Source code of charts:
====================
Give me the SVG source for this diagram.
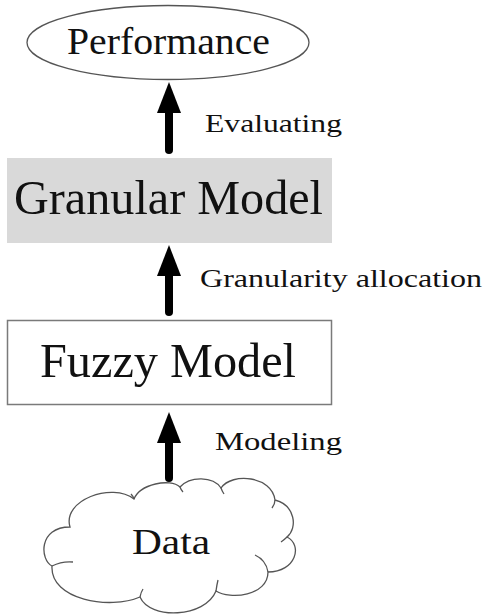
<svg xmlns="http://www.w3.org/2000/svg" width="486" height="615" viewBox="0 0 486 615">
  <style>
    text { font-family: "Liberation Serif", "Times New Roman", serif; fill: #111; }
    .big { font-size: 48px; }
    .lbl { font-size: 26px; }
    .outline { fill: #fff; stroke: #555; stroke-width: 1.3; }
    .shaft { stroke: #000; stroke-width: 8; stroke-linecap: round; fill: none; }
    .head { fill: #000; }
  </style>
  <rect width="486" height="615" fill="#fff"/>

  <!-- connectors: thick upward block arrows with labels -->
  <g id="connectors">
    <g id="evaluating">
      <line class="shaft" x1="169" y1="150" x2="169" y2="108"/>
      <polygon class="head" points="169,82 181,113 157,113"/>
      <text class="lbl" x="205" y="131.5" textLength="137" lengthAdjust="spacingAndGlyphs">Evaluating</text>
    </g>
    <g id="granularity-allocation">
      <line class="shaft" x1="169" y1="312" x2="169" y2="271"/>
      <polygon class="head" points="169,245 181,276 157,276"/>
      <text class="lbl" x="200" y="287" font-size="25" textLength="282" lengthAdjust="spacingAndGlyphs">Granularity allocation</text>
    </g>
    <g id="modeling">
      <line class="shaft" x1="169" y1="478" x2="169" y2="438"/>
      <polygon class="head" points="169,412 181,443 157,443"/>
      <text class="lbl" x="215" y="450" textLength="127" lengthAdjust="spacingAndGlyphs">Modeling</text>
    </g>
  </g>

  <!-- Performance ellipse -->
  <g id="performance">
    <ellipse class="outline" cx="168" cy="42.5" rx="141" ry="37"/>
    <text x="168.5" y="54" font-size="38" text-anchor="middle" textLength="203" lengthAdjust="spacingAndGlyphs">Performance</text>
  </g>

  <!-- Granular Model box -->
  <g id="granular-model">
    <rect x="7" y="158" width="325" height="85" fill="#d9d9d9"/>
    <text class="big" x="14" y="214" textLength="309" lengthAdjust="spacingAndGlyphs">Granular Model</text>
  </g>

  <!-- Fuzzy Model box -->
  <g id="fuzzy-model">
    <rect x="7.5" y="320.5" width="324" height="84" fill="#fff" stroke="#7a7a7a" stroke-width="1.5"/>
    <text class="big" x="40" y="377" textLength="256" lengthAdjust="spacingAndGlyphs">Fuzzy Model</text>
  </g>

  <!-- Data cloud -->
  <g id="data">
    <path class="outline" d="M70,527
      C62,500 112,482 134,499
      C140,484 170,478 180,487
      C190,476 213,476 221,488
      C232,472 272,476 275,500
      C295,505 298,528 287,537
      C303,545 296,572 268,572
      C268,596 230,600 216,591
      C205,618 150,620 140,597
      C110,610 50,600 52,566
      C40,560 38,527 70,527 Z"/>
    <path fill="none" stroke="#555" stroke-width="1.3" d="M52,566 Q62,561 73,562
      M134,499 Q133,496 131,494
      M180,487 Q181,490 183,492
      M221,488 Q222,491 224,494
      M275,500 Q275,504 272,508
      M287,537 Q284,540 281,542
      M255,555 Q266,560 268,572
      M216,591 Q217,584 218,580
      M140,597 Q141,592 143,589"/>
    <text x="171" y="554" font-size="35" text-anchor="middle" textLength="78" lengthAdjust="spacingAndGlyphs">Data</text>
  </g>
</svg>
====================
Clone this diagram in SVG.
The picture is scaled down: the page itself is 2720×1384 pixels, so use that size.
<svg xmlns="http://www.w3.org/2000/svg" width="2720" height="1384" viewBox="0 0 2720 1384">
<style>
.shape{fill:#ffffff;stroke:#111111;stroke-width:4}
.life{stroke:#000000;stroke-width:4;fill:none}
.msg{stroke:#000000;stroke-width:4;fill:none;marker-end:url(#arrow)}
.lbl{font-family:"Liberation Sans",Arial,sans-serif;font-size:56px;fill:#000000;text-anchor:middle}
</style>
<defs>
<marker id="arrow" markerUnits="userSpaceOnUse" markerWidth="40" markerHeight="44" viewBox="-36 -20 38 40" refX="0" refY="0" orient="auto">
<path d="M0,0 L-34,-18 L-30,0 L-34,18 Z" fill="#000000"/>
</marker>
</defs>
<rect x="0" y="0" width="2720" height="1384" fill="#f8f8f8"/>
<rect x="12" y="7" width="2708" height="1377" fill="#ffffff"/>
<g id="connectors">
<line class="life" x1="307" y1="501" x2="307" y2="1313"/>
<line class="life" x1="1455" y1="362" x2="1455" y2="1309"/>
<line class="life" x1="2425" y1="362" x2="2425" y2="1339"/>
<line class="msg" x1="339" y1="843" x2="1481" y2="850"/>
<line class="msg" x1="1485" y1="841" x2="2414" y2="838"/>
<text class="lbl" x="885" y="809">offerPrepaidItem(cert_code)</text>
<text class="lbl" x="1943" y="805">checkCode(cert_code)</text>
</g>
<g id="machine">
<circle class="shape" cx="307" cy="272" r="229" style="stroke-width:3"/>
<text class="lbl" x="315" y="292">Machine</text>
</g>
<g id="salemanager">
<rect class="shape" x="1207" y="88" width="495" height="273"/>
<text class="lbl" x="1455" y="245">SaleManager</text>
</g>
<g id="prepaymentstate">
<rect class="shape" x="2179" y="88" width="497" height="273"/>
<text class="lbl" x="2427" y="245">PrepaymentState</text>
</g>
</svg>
====================
Gather every line from the entries above where the word "diagram" appears, and copy them.

Give me the SVG source for this diagram.
Clone this diagram in SVG.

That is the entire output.